┌────────
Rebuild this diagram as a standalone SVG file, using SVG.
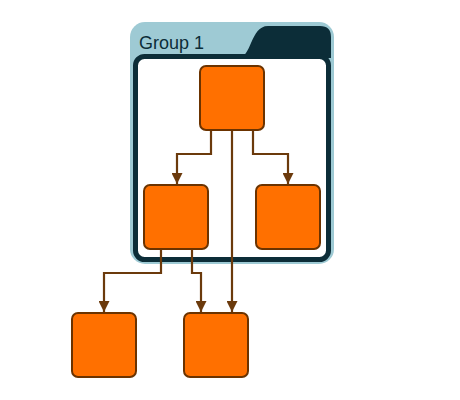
<svg xmlns="http://www.w3.org/2000/svg" width="460" height="400" viewBox="0 0 460 400">
<style>
.node{fill:#ff7000;stroke:#6b3300;stroke-width:2}
.edge{fill:none;stroke:#6b3a0c;stroke-width:2.2}
</style>
<defs>
<marker id="arr" viewBox="0 0 10 10" refX="10" refY="5" markerWidth="5" markerHeight="5" orient="auto" markerUnits="strokeWidth">
<path d="M0,0 L10,5 L0,10 Z" fill="#6b3a0c"/>
</marker>
</defs>
<rect width="460" height="400" fill="#ffffff"/>
<g id="group1">
<rect x="130" y="22" width="204" height="242" rx="15" fill="#9ecad4"/>
<path d="M238,58 C252,58 250,26 268,26 L320,26 Q331,26 331,37 L331,58 Z" fill="#0c2d38"/>
<rect x="135.5" y="56.5" width="193" height="203" rx="9" fill="#ffffff" stroke="#0c2d38" stroke-width="5"/>
<text x="139" y="49" font-family="Liberation Sans, Arial, sans-serif" font-size="18" fill="#0c2d38">Group 1</text>
</g>
<g id="connectors">
<path class="edge" d="M211,131 V154 H177 V184" marker-end="url(#arr)"/>
<path class="edge" d="M253,131 V154 H288 V184" marker-end="url(#arr)"/>
<path class="edge" d="M232,131 V312" marker-end="url(#arr)"/>
<path class="edge" d="M161,249 V273 H104 V312" marker-end="url(#arr)"/>
<path class="edge" d="M192,249 V273 H201 V312" marker-end="url(#arr)"/>
</g>
<g id="n1"><rect class="node" x="200" y="66" width="64" height="64" rx="6"/></g>
<g id="n2"><rect class="node" x="144" y="185" width="64" height="64" rx="6"/></g>
<g id="n3"><rect class="node" x="256" y="185" width="64" height="64" rx="6"/></g>
<g id="n4"><rect class="node" x="72" y="313" width="64" height="64" rx="6"/></g>
<g id="n5"><rect class="node" x="184" y="313" width="64" height="64" rx="6"/></g>
</svg>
└────────
> **Task objective**
Copy the material shown above in full and exactly. Skip the pictures.

> **Exercise output**
Rebuild this diagram as a standalone SVG file, using SVG.
<svg xmlns="http://www.w3.org/2000/svg" width="460" height="400" viewBox="0 0 460 400">
<style>
.node{fill:#ff7000;stroke:#6b3300;stroke-width:2}
.edge{fill:none;stroke:#6b3a0c;stroke-width:2.2}
</style>
<defs>
<marker id="arr" viewBox="0 0 10 10" refX="10" refY="5" markerWidth="5" markerHeight="5" orient="auto" markerUnits="strokeWidth">
<path d="M0,0 L10,5 L0,10 Z" fill="#6b3a0c"/>
</marker>
</defs>
<rect width="460" height="400" fill="#ffffff"/>
<g id="group1">
<rect x="130" y="22" width="204" height="242" rx="15" fill="#9ecad4"/>
<path d="M238,58 C252,58 250,26 268,26 L320,26 Q331,26 331,37 L331,58 Z" fill="#0c2d38"/>
<rect x="135.5" y="56.5" width="193" height="203" rx="9" fill="#ffffff" stroke="#0c2d38" stroke-width="5"/>
<text x="139" y="49" font-family="Liberation Sans, Arial, sans-serif" font-size="18" fill="#0c2d38">Group 1</text>
</g>
<g id="connectors">
<path class="edge" d="M211,131 V154 H177 V184" marker-end="url(#arr)"/>
<path class="edge" d="M253,131 V154 H288 V184" marker-end="url(#arr)"/>
<path class="edge" d="M232,131 V312" marker-end="url(#arr)"/>
<path class="edge" d="M161,249 V273 H104 V312" marker-end="url(#arr)"/>
<path class="edge" d="M192,249 V273 H201 V312" marker-end="url(#arr)"/>
</g>
<g id="n1"><rect class="node" x="200" y="66" width="64" height="64" rx="6"/></g>
<g id="n2"><rect class="node" x="144" y="185" width="64" height="64" rx="6"/></g>
<g id="n3"><rect class="node" x="256" y="185" width="64" height="64" rx="6"/></g>
<g id="n4"><rect class="node" x="72" y="313" width="64" height="64" rx="6"/></g>
<g id="n5"><rect class="node" x="184" y="313" width="64" height="64" rx="6"/></g>
</svg>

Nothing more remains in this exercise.